- GIVEN DATA:
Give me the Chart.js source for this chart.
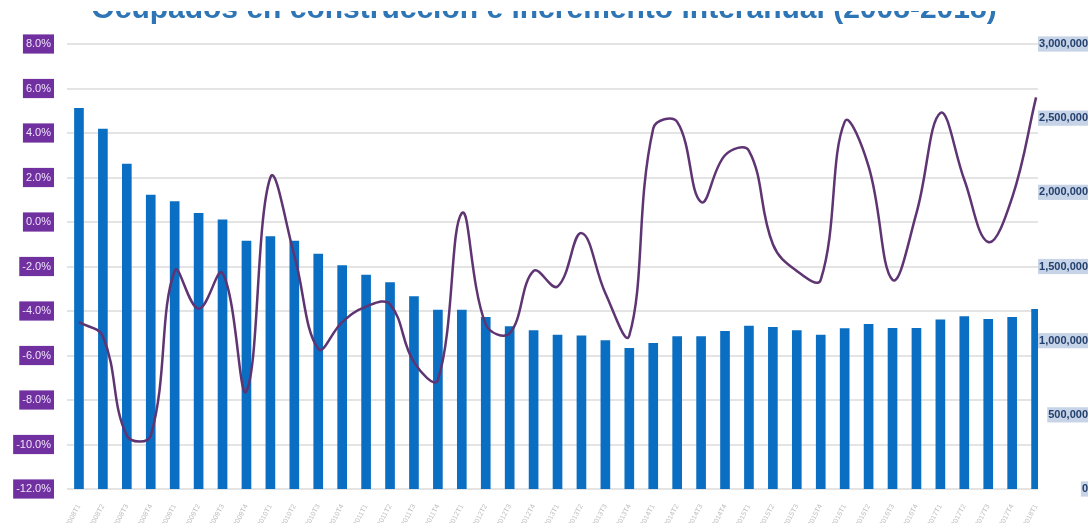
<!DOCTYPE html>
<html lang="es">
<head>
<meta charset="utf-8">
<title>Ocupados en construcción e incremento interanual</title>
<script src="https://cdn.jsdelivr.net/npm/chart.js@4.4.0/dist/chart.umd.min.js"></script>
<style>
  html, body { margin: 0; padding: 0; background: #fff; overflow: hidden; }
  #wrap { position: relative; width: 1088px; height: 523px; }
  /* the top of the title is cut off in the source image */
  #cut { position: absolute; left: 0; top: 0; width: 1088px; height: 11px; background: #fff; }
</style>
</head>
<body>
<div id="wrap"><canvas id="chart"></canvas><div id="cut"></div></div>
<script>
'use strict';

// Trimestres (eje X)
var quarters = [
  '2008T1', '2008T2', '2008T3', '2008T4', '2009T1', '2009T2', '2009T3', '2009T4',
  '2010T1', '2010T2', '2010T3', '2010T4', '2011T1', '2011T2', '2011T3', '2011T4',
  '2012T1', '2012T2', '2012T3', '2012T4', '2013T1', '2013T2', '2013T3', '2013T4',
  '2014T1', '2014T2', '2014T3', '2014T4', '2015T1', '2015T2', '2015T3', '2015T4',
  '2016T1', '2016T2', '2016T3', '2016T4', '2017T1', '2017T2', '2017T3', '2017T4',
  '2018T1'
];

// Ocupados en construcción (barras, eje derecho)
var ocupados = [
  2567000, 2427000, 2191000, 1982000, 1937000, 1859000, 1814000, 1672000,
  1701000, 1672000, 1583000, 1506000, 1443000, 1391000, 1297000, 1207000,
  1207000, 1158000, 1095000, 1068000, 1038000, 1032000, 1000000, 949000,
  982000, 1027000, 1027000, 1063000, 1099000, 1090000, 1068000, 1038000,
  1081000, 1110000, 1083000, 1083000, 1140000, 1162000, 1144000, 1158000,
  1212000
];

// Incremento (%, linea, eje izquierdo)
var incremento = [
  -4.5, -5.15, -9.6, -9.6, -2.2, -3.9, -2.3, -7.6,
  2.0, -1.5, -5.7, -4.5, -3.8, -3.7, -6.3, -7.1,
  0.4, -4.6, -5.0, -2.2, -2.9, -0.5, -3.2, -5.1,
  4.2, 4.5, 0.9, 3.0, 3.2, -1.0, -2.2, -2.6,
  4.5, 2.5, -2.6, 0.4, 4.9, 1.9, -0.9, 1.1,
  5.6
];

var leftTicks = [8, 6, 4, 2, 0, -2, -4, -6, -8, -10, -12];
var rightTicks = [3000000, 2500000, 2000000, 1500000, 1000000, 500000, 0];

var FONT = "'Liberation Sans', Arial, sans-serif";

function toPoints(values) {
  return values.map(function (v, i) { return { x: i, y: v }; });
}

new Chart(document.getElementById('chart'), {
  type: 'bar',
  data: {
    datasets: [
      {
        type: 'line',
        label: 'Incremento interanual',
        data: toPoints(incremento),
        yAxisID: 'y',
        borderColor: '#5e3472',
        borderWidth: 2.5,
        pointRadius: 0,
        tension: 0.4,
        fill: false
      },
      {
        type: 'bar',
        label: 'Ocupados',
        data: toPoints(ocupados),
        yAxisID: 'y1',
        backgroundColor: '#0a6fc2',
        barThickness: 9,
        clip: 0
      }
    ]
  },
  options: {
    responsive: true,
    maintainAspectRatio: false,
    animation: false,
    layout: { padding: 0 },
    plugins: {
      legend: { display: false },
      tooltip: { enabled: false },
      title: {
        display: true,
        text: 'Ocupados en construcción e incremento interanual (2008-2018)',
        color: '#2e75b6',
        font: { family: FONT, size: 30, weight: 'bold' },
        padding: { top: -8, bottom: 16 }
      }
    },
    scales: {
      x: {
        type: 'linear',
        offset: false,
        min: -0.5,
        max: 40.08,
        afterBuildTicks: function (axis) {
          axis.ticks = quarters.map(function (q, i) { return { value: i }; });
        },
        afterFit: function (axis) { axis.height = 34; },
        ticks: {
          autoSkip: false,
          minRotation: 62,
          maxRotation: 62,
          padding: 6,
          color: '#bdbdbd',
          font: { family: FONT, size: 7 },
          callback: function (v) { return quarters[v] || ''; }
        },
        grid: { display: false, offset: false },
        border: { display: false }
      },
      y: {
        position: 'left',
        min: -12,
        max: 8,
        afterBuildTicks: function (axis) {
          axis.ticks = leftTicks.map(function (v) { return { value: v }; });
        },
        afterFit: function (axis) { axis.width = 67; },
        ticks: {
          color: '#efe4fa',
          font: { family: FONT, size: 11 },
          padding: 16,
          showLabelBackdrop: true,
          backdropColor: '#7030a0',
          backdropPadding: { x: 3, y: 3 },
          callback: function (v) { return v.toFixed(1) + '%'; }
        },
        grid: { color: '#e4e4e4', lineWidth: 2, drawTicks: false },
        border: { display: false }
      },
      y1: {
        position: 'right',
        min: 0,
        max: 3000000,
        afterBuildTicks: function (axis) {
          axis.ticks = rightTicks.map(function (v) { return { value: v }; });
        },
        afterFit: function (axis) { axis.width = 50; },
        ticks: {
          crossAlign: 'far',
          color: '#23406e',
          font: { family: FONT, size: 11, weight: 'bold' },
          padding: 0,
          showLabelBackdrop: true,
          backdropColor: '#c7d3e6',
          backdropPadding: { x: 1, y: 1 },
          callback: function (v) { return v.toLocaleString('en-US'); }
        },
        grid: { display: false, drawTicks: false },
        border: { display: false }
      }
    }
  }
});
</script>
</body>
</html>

- THE REQUEST: Copy each line in full and exactly, omitting any picture.

- OUTPUT OF THE TASK:
Give me the Chart.js source for this chart.
<!DOCTYPE html>
<html lang="es">
<head>
<meta charset="utf-8">
<title>Ocupados en construcción e incremento interanual</title>
<script src="https://cdn.jsdelivr.net/npm/chart.js@4.4.0/dist/chart.umd.min.js"></script>
<style>
  html, body { margin: 0; padding: 0; background: #fff; overflow: hidden; }
  #wrap { position: relative; width: 1088px; height: 523px; }
  /* the top of the title is cut off in the source image */
  #cut { position: absolute; left: 0; top: 0; width: 1088px; height: 11px; background: #fff; }
</style>
</head>
<body>
<div id="wrap"><canvas id="chart"></canvas><div id="cut"></div></div>
<script>
'use strict';

// Trimestres (eje X)
var quarters = [
  '2008T1', '2008T2', '2008T3', '2008T4', '2009T1', '2009T2', '2009T3', '2009T4',
  '2010T1', '2010T2', '2010T3', '2010T4', '2011T1', '2011T2', '2011T3', '2011T4',
  '2012T1', '2012T2', '2012T3', '2012T4', '2013T1', '2013T2', '2013T3', '2013T4',
  '2014T1', '2014T2', '2014T3', '2014T4', '2015T1', '2015T2', '2015T3', '2015T4',
  '2016T1', '2016T2', '2016T3', '2016T4', '2017T1', '2017T2', '2017T3', '2017T4',
  '2018T1'
];

// Ocupados en construcción (barras, eje derecho)
var ocupados = [
  2567000, 2427000, 2191000, 1982000, 1937000, 1859000, 1814000, 1672000,
  1701000, 1672000, 1583000, 1506000, 1443000, 1391000, 1297000, 1207000,
  1207000, 1158000, 1095000, 1068000, 1038000, 1032000, 1000000, 949000,
  982000, 1027000, 1027000, 1063000, 1099000, 1090000, 1068000, 1038000,
  1081000, 1110000, 1083000, 1083000, 1140000, 1162000, 1144000, 1158000,
  1212000
];

// Incremento (%, linea, eje izquierdo)
var incremento = [
  -4.5, -5.15, -9.6, -9.6, -2.2, -3.9, -2.3, -7.6,
  2.0, -1.5, -5.7, -4.5, -3.8, -3.7, -6.3, -7.1,
  0.4, -4.6, -5.0, -2.2, -2.9, -0.5, -3.2, -5.1,
  4.2, 4.5, 0.9, 3.0, 3.2, -1.0, -2.2, -2.6,
  4.5, 2.5, -2.6, 0.4, 4.9, 1.9, -0.9, 1.1,
  5.6
];

var leftTicks = [8, 6, 4, 2, 0, -2, -4, -6, -8, -10, -12];
var rightTicks = [3000000, 2500000, 2000000, 1500000, 1000000, 500000, 0];

var FONT = "'Liberation Sans', Arial, sans-serif";

function toPoints(values) {
  return values.map(function (v, i) { return { x: i, y: v }; });
}

new Chart(document.getElementById('chart'), {
  type: 'bar',
  data: {
    datasets: [
      {
        type: 'line',
        label: 'Incremento interanual',
        data: toPoints(incremento),
        yAxisID: 'y',
        borderColor: '#5e3472',
        borderWidth: 2.5,
        pointRadius: 0,
        tension: 0.4,
        fill: false
      },
      {
        type: 'bar',
        label: 'Ocupados',
        data: toPoints(ocupados),
        yAxisID: 'y1',
        backgroundColor: '#0a6fc2',
        barThickness: 9,
        clip: 0
      }
    ]
  },
  options: {
    responsive: true,
    maintainAspectRatio: false,
    animation: false,
    layout: { padding: 0 },
    plugins: {
      legend: { display: false },
      tooltip: { enabled: false },
      title: {
        display: true,
        text: 'Ocupados en construcción e incremento interanual (2008-2018)',
        color: '#2e75b6',
        font: { family: FONT, size: 30, weight: 'bold' },
        padding: { top: -8, bottom: 16 }
      }
    },
    scales: {
      x: {
        type: 'linear',
        offset: false,
        min: -0.5,
        max: 40.08,
        afterBuildTicks: function (axis) {
          axis.ticks = quarters.map(function (q, i) { return { value: i }; });
        },
        afterFit: function (axis) { axis.height = 34; },
        ticks: {
          autoSkip: false,
          minRotation: 62,
          maxRotation: 62,
          padding: 6,
          color: '#bdbdbd',
          font: { family: FONT, size: 7 },
          callback: function (v) { return quarters[v] || ''; }
        },
        grid: { display: false, offset: false },
        border: { display: false }
      },
      y: {
        position: 'left',
        min: -12,
        max: 8,
        afterBuildTicks: function (axis) {
          axis.ticks = leftTicks.map(function (v) { return { value: v }; });
        },
        afterFit: function (axis) { axis.width = 67; },
        ticks: {
          color: '#efe4fa',
          font: { family: FONT, size: 11 },
          padding: 16,
          showLabelBackdrop: true,
          backdropColor: '#7030a0',
          backdropPadding: { x: 3, y: 3 },
          callback: function (v) { return v.toFixed(1) + '%'; }
        },
        grid: { color: '#e4e4e4', lineWidth: 2, drawTicks: false },
        border: { display: false }
      },
      y1: {
        position: 'right',
        min: 0,
        max: 3000000,
        afterBuildTicks: function (axis) {
          axis.ticks = rightTicks.map(function (v) { return { value: v }; });
        },
        afterFit: function (axis) { axis.width = 50; },
        ticks: {
          crossAlign: 'far',
          color: '#23406e',
          font: { family: FONT, size: 11, weight: 'bold' },
          padding: 0,
          showLabelBackdrop: true,
          backdropColor: '#c7d3e6',
          backdropPadding: { x: 1, y: 1 },
          callback: function (v) { return v.toLocaleString('en-US'); }
        },
        grid: { display: false, drawTicks: false },
        border: { display: false }
      }
    }
  }
});
</script>
</body>
</html>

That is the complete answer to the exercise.